In the 2007-08 school year, half of the sophomore class at Briggs registered for the first CCNA Discovery course, which Martiny attributes to both his promotional efforts at the middle school, and to the program’s approachable, hands-on learning style. The high level of interest required another instructor to be trained so the class could be divided into three sections. One section is an all-girls class, a project that Martiny is piloting for the year.
“Studies have shown that single-gender classes can be very productive,” says Martiny. “The parents supported the class as well, so the Board of Education approved the project.” Martiny believes that having an all-girls class for the first course will help students develop more confidence with the technology before advancing to the next level in a coeducational setting, which more accurately represents the reality of the workplace.
The reading level of CCNA Discovery has made it more approachable for the majority of students, who can easily complete the online interactive activities and quizzes. This has enabled Martiny to spend less time lecturing in the classroom and provide more time for students to work collaboratively to solve lab activities with real equipment.

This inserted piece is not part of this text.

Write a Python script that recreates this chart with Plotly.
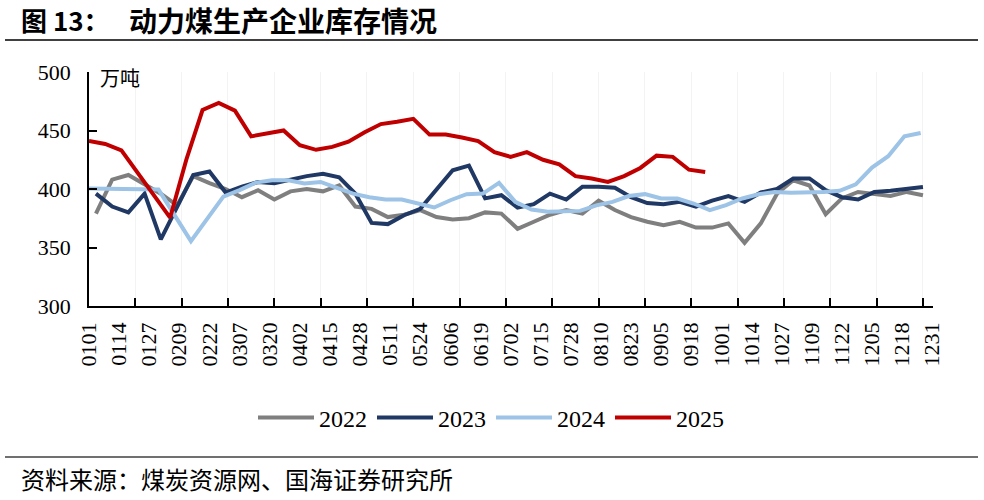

Briggs High School also uses the Packet Tracer network simulation software from Cisco, which allows students to create network topologies and configure systems as though they have a full rack of equipment. “We use Packet Tracer every day,” says Martiny. “The students like it because they complete their labs more quickly. Students can even complete their labs at home.”
Many of Martiny’s students return to visit after graduation and report that the Cisco Networking Academy courses that they completed have helped them prepare for a range of careers. Twin sisters who completed the program have continued their education to become math teachers. One former student joined the Ohio National Guard and spent 18 months in Iraq, where he used his Networking Academy knowledge to configure switched networks for the U.S. Army in Tikrit.

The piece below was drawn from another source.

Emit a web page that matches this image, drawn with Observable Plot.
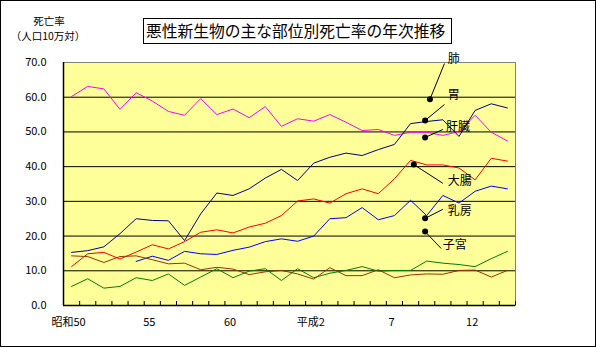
<!DOCTYPE html>
<html>
<head>
<meta charset="utf-8">
<script src="https://cdn.jsdelivr.net/npm/d3@7"></script>
<script src="https://cdn.jsdelivr.net/npm/@observablehq/plot@0.6"></script>
<style>
  body { margin: 0; background: #fff; }
  #wrap { position: relative; width: 596px; height: 348px; font-family: "Noto Sans CJK JP", sans-serif; }
  #border { position: absolute; left: 0; top: 0; width: 596px; height: 347px; box-sizing: border-box; border: 1px solid #000; pointer-events: none; }
  #title { position: absolute; left: 143px; top: 18px; width: 309px; height: 26px; box-sizing: border-box; border: 1px solid #000; background: #fff; }
  #title span { position: absolute; left: 2px; top: 0; font-size: 17px; line-height: 23px; white-space: nowrap; }
  .ylab { position: absolute; font-size: 10.5px; line-height: 12px; white-space: nowrap; text-align: center; }
</style>
</head>
<body>
<div id="wrap">
  <div id="chart"></div>
  <div id="title"><span id="titletext">悪性新生物の主な部位別死亡率の年次推移</span></div>
  <div class="ylab" style="left:20px; top:15px; width:58px;">死亡率</div>
  <div class="ylab" style="left:7px; top:30px; width:82px;">（人口10万対）</div>
  <div id="border"></div>
</div>
<script>
// Categories: years 昭和50 (1975) .. 平成14 (2002)
const years = [1975,1976,1977,1978,1979,1980,1981,1982,1983,1984,1985,1986,1987,1988,
               1989,1990,1991,1992,1993,1994,1995,1996,1997,1998,1999,2000,2001,2002];
const xLabelYears = [1975, 1980, 1985, 1990, 1995, 2000];
const xLabelTexts = ["昭和50", "55", "60", "平成2", "7", "12"];
const yTicks = [0, 10, 20, 30, 40, 50, 60, 70];

// Series values (per 100,000)
const magentaSeries = [60.2, 63.1, 62.4, 56.5, 61.3, 58.9, 55.9, 54.8, 59.6, 55.0, 56.6, 54.1, 57.3, 51.6,
                       53.8, 53.1, 55.0, 52.8, 50.4, 50.7, 49.0, 49.9, 49.9, 49.0, 50.1, 54.8, 49.9, 47.4];
const navySeries    = [15.3, 15.8, 16.9, 20.7, 25.0, 24.5, 24.4, 18.7, 26.4, 32.4, 31.7, 33.6, 36.7, 39.2,
                       36.0, 41.0, 42.7, 43.9, 43.2, 44.9, 46.4, 52.4, 53.0, 53.5, 48.7, 56.2, 58.1, 56.9];
const redSeries     = [11.2, 14.9, 15.3, 13.4, 15.4, 17.5, 16.3, 18.4, 21.1, 21.8, 20.9, 22.6, 23.7, 25.9,
                       30.1, 30.7, 29.5, 32.2, 33.6, 32.2, 36.5, 41.8, 40.5, 40.5, 39.6, 36.2, 42.4, 41.6];
const blueSeries    = [null, null, null, null, 12.7, 14.2, 13.0, 15.6, 14.9, 14.7, 15.9, 16.8, 18.4, 19.2,
                       18.5, 20.0, 25.0, 25.3, 28.2, 24.7, 25.9, 30.3, 25.9, 31.7, 29.5, 32.9, 34.4, 33.6];
const brownSeries   = [14.3, 14.1, 12.4, 14.1, 14.3, 13.2, 12.0, 12.2, 10.3, 11.0, 10.5, 8.9, 9.7, 10.1,
                       9.1, 7.6, 10.9, 8.6, 8.6, 10.3, 8.0, 8.8, 9.1, 9.0, 10.1, 10.2, 8.2, 10.1];
const greenSeries   = [5.5, 7.7, 5.0, 5.5, 8.0, 7.2, 9.1, 5.8, 8.2, 10.6, 8.0, 9.9, 10.6, 7.2,
                       10.6, 8.0, 9.3, 10.1, 11.2, 9.9, 10.1, 10.1, 12.8, 12.2, 11.8, 11.2, 13.5, 15.6];

const seriesList = [magentaSeries, navySeries, redSeries, blueSeries, brownSeries, greenSeries];
const seriesColors = ["#ff00ff", "#000080", "#ff0000", "#0000ff", "#993300", "#008000"];

// Callout labels (data-space anchor points)
const calloutLabels = ["肺", "胃", "肝臓", "大腸", "乳房", "子宮"];
const dotYear   = [1997.2, 1996.9, 1996.9, 1996.2, 1996.9, 1996.9];
const dotValue  = [59.4, 53.3, 48.4, 40.6, 25.1, 21.3];
const leadYear  = [1998.1, 1998.1, 1998.0, 1998.0, 1998.0, 1997.9];
const leadValue = [69.7, 57.9, 50.7, 35.2, 27.7, 16.4];
const textYear  = [1998.3, 1998.3, 1998.2, 1998.3, 1998.3, 1998.0];
const textValue = [70.9, 60.5, 51.3, 35.7, 27.1, 17.3];

const labelMap = new Map(xLabelYears.map((y, i) => [y, xLabelTexts[i]]));
const boundaries = years.map(y => y - 0.5).concat([years[years.length - 1] + 0.5]);
const xMin = years[0] - 0.5, xMax = years[years.length - 1] + 0.5;
const callouts = calloutLabels.map((t, i) => ({t, dx: dotYear[i], dy: dotValue[i], lx: leadYear[i], ly: leadValue[i], tx: textYear[i], ty: textValue[i]}));

const lineMarks = seriesList.map((s, k) =>
  Plot.line(s, {x: (d, i) => years[i], y: d => d, stroke: seriesColors[k], strokeWidth: 1})
);

const chart = Plot.plot({
  width: 596,
  height: 348,
  marginLeft: 63,
  marginRight: 81,
  marginTop: 62,
  marginBottom: 43,
  style: {fontFamily: "'Noto Sans CJK JP', sans-serif", fontSize: "11px", background: "transparent", color: "#000"},
  x: {domain: [xMin, xMax]},
  y: {domain: [0, 70]},
  marks: [
    Plot.frame({fill: "#ffff99", stroke: "#808080"}),
    Plot.ruleY(yTicks.filter(v => v > 0 && v < 70), {stroke: "#000", strokeWidth: 1}),
    Plot.ruleY([0], {stroke: "#000", strokeWidth: 1.5}),
    Plot.ruleX([xMin], {stroke: "#000", strokeWidth: 1.5}),
    Plot.ruleX(boundaries, {x: d => d, y1: 0, y2: 0, insetTop: -4, stroke: "#000"}),
    Plot.axisY({ticks: yTicks, tickSize: 0, tickPadding: 17, tickFormat: d3.format(".1f"), label: null, fontSize: 11}),
    Plot.axisX({ticks: xLabelYears, tickSize: 0, tickPadding: 13, tickFormat: d => labelMap.get(d), label: null, dx: -3, fontSize: 11}),
    ...lineMarks,
    Plot.link(callouts, {x1: "dx", y1: "dy", x2: "lx", y2: "ly", stroke: "#000", strokeWidth: 1}),
    Plot.dot(callouts, {x: "dx", y: "dy", r: 3, fill: "#000"}),
    Plot.text(callouts, {x: "tx", y: "ty", text: "t", textAnchor: "start", fontSize: 12, fill: "#000"})
  ]
});
document.getElementById("chart").appendChild(chart);

// Fit the title text inside its box
const tt = document.getElementById("titletext");
let fs = 17;
while (tt.getBoundingClientRect().width > 303 && fs > 10) {
  fs -= 0.25;
  tt.style.fontSize = fs + "px";
}
</script>
</body>
</html>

“That student and I stayed in touch by instant messaging the entire time he was in Iraq,” says Martiny. “He has since returned to finish his senior year at Ohio State University.”
Martiny will teach the complete CCNA Discovery curriculum next year, and expects student participation to grow, based on the popularity of the new courses. “CCNA Discovery is a wonderful curriculum,” says Martiny. “I would recommend it to other academic institutions as they seek to broaden their reach and engage students in preparing for work in the 21st century.”